A prosecutor’s spokesperson declined to identify the Russian opponent allegedly targeted, though Biarritz-based Vladimir Osechkin, who is Russian, said on his Telegram account the plot was directed against him.
“Once again, a huge thank you to the French police special unit that is responsible for my physical protection and security. A huge thank you to the French counterintelligence and counterespionage services,” Osechkin wrote on the social media platform.
Osechkin runs a human rights group called Gulagu.net (‘no to the GULAG’ in Russian) that monitors and reveals abuses in Russia’s prison system.
The four men, aged 26 to 38, were arrested on Monday as part of an investigation by the domestic intelligence police DGSI, who suspect them of belonging to a terrorism organisation and planning “crimes against persons”, the prosecutor’s spokesperson said in a statement.
“They were placed under formal investigation and were set in custody in prison,” the spokesperson said.

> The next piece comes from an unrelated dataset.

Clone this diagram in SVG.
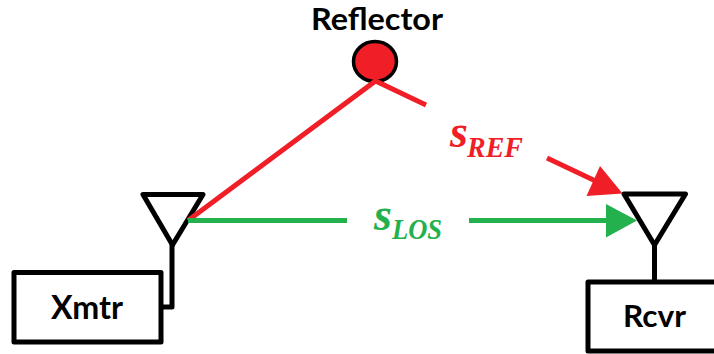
<svg xmlns="http://www.w3.org/2000/svg" width="714" height="354" viewBox="0 0 714 354">
<style>
.k{fill:none;stroke:#000;stroke-width:5;stroke-linejoin:round;stroke-linecap:round}
.w{fill:#fff;stroke:#000;stroke-width:5;stroke-linejoin:round}
.t{font-family:Lato,"Open Sans",sans-serif;font-weight:700;fill:#000;text-anchor:middle}
.m{font-family:"Liberation Serif",serif;font-weight:700;font-style:italic}
.r{fill:none;stroke:#f01f27;stroke-width:5}
.g{fill:none;stroke:#22b14c;stroke-width:5}
</style>
<rect width="714" height="354" fill="#fff"/>
<g id="xmtr">
<path class="k" d="M172 245V307H161"/>
<rect class="w" x="14" y="272.500" width="147" height="69.500"/>
<text class="t" x="87" y="319" font-size="32" textLength="72" lengthAdjust="spacingAndGlyphs">Xmtr</text>
</g>
<g id="xmtr-antenna"><path class="k" d="M143 194.500H203L172.500 245Z"/></g>
<g id="rcvr">
<path class="k" d="M654.500 245V282"/>
<rect class="w" x="588" y="282" width="140" height="69"/>
<text class="t" x="654.500" y="327" font-size="31" textLength="63" lengthAdjust="spacingAndGlyphs">Rcvr</text>
</g>
<g id="rcvr-antenna"><path class="k" d="M624 194H685.500L654.500 245Z"/></g>
<g id="reflector">
<ellipse cx="375" cy="61.500" rx="21.500" ry="20" fill="#f01f27" stroke="#000" stroke-width="3.500"/>
<text class="t" x="377" y="30" font-size="30" textLength="132" lengthAdjust="spacingAndGlyphs">Reflector</text>
</g>
<g id="connectors">
<path class="r" d="M188 220.500L375.500 81L426 105"/>
<path class="r" d="M547 158L604 185"/>
<polygon points="622.500,193.500 600,166 586.500,196" fill="#f01f27"/>
<path class="g" d="M188 220.500H347M469 220.500H610"/>
<polygon points="637,220.500 606,204 606,237.500" fill="#22b14c"/>
</g>
<g id="labels">
<text class="m" x="450" y="147" font-size="46" fill="#f01f27">s</text>
<text class="m" x="467" y="157" font-size="29" fill="#f01f27" textLength="56" lengthAdjust="spacingAndGlyphs">REF</text>
<text class="m" x="374" y="230" font-size="46" fill="#22b14c">s</text>
<text class="m" x="392" y="239" font-size="29" fill="#22b14c" textLength="50" lengthAdjust="spacingAndGlyphs">LOS</text>
</g>
</svg>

The anti-terrorism prosecutor’s spokesman declined to detail the men’s nationalities and where they were arrested.
In November 2021, Osechkin was added to Russia’s wanted list after Gulagu.net said it had received a massive leak of documents, photos and videos proving that hundreds of people across the prison system had been tortured and raped by other inmates directed by prison officials.
Being placed under formal investigation in France does not imply guilt or necessarily lead to trial but shows judicial authorities consider there is enough to the case to further a preliminary probe.